**Given instruction**
Output only the lines running from the line bearing "Write the Chart.js code for this chart." through the line bearing "const yMin = 0, yMax = 30, yStep = 5;", character for character.

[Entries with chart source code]
— start —
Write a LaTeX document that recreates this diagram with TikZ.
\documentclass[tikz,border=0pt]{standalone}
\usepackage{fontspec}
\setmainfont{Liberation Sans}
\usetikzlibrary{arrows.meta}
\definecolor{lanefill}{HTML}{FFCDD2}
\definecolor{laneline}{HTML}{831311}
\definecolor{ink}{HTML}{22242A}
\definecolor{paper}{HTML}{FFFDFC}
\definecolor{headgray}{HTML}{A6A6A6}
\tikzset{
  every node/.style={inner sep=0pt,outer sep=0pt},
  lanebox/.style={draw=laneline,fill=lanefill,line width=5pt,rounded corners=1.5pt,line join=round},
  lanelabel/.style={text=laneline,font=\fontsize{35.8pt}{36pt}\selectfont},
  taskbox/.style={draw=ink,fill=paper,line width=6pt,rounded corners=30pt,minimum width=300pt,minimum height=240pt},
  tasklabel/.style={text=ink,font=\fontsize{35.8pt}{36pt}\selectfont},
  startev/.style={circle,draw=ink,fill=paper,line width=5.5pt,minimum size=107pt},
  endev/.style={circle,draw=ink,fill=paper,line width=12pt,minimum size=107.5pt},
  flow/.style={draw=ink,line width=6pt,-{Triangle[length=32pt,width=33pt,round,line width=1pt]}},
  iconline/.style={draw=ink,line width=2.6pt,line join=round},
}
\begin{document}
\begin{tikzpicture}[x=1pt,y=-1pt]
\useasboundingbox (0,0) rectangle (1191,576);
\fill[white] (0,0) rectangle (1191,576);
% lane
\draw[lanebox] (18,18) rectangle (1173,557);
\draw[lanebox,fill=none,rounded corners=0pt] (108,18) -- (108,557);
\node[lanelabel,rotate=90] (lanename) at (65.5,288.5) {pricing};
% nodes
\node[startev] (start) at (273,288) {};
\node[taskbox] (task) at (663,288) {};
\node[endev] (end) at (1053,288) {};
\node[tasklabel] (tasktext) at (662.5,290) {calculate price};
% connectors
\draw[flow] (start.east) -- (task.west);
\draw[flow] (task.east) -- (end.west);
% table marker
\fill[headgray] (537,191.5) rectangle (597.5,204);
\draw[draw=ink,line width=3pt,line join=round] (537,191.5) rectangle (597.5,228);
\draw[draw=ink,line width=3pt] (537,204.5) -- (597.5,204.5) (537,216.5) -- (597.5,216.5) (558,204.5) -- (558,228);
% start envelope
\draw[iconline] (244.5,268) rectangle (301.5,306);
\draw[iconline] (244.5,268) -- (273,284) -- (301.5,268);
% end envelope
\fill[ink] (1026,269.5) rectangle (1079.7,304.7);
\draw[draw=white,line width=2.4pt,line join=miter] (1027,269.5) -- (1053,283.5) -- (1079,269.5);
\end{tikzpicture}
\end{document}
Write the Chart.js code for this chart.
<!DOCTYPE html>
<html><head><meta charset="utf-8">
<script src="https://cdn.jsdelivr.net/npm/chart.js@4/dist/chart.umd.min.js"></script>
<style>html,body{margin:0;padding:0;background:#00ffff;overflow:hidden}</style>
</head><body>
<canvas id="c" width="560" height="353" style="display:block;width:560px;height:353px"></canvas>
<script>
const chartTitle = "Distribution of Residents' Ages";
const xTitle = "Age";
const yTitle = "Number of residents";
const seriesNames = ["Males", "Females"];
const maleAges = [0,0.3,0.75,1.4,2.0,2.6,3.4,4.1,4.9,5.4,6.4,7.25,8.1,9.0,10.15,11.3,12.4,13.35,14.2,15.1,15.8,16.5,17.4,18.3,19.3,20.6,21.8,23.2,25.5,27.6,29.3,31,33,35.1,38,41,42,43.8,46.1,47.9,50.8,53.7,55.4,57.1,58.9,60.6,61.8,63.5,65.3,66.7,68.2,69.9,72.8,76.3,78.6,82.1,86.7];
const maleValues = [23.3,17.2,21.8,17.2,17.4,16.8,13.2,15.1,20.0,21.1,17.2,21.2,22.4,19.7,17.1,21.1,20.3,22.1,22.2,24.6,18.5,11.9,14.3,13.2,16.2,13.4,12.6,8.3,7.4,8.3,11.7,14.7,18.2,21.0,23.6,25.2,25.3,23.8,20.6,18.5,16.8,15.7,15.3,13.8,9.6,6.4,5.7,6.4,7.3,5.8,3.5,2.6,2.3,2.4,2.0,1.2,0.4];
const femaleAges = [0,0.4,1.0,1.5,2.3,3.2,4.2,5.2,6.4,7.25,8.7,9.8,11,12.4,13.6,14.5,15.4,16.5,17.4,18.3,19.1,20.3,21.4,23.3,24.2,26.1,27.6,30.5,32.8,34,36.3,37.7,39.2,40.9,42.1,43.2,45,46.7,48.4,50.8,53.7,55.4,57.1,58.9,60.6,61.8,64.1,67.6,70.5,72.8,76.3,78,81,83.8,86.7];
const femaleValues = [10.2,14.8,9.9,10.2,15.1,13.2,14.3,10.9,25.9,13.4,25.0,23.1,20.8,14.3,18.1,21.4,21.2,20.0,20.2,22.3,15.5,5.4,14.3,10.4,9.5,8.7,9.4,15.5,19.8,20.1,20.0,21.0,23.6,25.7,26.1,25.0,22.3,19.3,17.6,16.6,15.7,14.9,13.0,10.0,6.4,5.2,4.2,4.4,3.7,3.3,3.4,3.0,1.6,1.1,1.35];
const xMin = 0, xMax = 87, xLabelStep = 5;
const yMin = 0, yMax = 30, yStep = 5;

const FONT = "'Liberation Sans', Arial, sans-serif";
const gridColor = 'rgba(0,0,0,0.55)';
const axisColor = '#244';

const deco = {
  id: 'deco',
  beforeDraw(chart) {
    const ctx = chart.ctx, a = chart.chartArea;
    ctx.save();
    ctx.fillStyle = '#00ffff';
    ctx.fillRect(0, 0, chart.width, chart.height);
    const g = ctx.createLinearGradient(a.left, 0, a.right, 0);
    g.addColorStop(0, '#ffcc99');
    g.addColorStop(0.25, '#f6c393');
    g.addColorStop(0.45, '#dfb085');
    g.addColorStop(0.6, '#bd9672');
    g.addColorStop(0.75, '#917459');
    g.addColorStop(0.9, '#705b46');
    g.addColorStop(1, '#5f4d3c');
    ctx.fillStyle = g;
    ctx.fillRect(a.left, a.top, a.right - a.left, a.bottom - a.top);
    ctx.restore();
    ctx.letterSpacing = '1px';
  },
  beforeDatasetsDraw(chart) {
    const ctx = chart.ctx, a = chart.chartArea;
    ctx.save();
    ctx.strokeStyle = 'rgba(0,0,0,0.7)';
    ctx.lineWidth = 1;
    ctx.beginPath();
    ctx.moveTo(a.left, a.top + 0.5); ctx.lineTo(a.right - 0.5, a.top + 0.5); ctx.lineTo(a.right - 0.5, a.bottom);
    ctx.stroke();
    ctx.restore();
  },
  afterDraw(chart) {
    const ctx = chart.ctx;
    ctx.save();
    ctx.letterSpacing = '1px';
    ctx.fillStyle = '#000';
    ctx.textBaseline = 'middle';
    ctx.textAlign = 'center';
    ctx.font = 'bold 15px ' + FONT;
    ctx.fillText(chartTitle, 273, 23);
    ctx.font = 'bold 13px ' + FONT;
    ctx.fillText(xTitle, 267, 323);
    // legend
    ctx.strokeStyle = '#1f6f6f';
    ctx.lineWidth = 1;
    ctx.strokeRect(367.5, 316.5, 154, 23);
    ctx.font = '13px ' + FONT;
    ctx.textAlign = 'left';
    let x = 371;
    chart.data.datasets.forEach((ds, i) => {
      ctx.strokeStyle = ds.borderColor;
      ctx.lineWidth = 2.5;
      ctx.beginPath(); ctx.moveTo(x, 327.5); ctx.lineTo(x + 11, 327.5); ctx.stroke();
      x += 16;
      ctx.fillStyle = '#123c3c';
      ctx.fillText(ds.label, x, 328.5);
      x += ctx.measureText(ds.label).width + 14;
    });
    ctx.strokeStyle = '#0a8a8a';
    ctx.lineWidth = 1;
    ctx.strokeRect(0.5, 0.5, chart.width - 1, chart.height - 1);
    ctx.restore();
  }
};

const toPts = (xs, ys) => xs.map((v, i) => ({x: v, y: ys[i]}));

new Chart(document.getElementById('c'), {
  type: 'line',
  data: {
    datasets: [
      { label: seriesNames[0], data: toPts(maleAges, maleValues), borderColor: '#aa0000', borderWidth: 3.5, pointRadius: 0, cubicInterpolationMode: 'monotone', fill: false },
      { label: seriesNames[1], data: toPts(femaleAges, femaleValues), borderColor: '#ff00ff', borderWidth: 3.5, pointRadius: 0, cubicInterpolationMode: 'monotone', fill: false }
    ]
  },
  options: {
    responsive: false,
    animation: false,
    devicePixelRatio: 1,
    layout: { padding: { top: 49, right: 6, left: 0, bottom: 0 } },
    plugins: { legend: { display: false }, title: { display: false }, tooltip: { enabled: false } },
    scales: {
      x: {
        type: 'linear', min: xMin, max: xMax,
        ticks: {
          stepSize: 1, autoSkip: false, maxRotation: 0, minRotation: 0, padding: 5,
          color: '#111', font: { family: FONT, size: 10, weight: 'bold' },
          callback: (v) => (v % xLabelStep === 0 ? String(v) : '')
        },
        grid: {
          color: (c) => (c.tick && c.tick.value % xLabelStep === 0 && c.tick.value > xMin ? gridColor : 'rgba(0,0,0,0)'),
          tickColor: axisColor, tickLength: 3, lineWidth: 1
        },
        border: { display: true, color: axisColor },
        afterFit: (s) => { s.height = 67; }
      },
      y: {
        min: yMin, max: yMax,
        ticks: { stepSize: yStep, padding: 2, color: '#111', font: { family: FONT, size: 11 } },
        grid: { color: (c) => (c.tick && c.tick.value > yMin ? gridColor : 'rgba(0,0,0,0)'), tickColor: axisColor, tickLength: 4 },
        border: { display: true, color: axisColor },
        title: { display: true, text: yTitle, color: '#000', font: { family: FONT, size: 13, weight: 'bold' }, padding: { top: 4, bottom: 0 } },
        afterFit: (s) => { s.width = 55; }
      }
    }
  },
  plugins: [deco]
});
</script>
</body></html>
— end —
**Response for this exercise**
Write the Chart.js code for this chart.
<!DOCTYPE html>
<html><head><meta charset="utf-8">
<script src="https://cdn.jsdelivr.net/npm/chart.js@4/dist/chart.umd.min.js"></script>
<style>html,body{margin:0;padding:0;background:#00ffff;overflow:hidden}</style>
</head><body>
<canvas id="c" width="560" height="353" style="display:block;width:560px;height:353px"></canvas>
<script>
const chartTitle = "Distribution of Residents' Ages";
const xTitle = "Age";
const yTitle = "Number of residents";
const seriesNames = ["Males", "Females"];
const maleAges = [0,0.3,0.75,1.4,2.0,2.6,3.4,4.1,4.9,5.4,6.4,7.25,8.1,9.0,10.15,11.3,12.4,13.35,14.2,15.1,15.8,16.5,17.4,18.3,19.3,20.6,21.8,23.2,25.5,27.6,29.3,31,33,35.1,38,41,42,43.8,46.1,47.9,50.8,53.7,55.4,57.1,58.9,60.6,61.8,63.5,65.3,66.7,68.2,69.9,72.8,76.3,78.6,82.1,86.7];
const maleValues = [23.3,17.2,21.8,17.2,17.4,16.8,13.2,15.1,20.0,21.1,17.2,21.2,22.4,19.7,17.1,21.1,20.3,22.1,22.2,24.6,18.5,11.9,14.3,13.2,16.2,13.4,12.6,8.3,7.4,8.3,11.7,14.7,18.2,21.0,23.6,25.2,25.3,23.8,20.6,18.5,16.8,15.7,15.3,13.8,9.6,6.4,5.7,6.4,7.3,5.8,3.5,2.6,2.3,2.4,2.0,1.2,0.4];
const femaleAges = [0,0.4,1.0,1.5,2.3,3.2,4.2,5.2,6.4,7.25,8.7,9.8,11,12.4,13.6,14.5,15.4,16.5,17.4,18.3,19.1,20.3,21.4,23.3,24.2,26.1,27.6,30.5,32.8,34,36.3,37.7,39.2,40.9,42.1,43.2,45,46.7,48.4,50.8,53.7,55.4,57.1,58.9,60.6,61.8,64.1,67.6,70.5,72.8,76.3,78,81,83.8,86.7];
const femaleValues = [10.2,14.8,9.9,10.2,15.1,13.2,14.3,10.9,25.9,13.4,25.0,23.1,20.8,14.3,18.1,21.4,21.2,20.0,20.2,22.3,15.5,5.4,14.3,10.4,9.5,8.7,9.4,15.5,19.8,20.1,20.0,21.0,23.6,25.7,26.1,25.0,22.3,19.3,17.6,16.6,15.7,14.9,13.0,10.0,6.4,5.2,4.2,4.4,3.7,3.3,3.4,3.0,1.6,1.1,1.35];
const xMin = 0, xMax = 87, xLabelStep = 5;
const yMin = 0, yMax = 30, yStep = 5;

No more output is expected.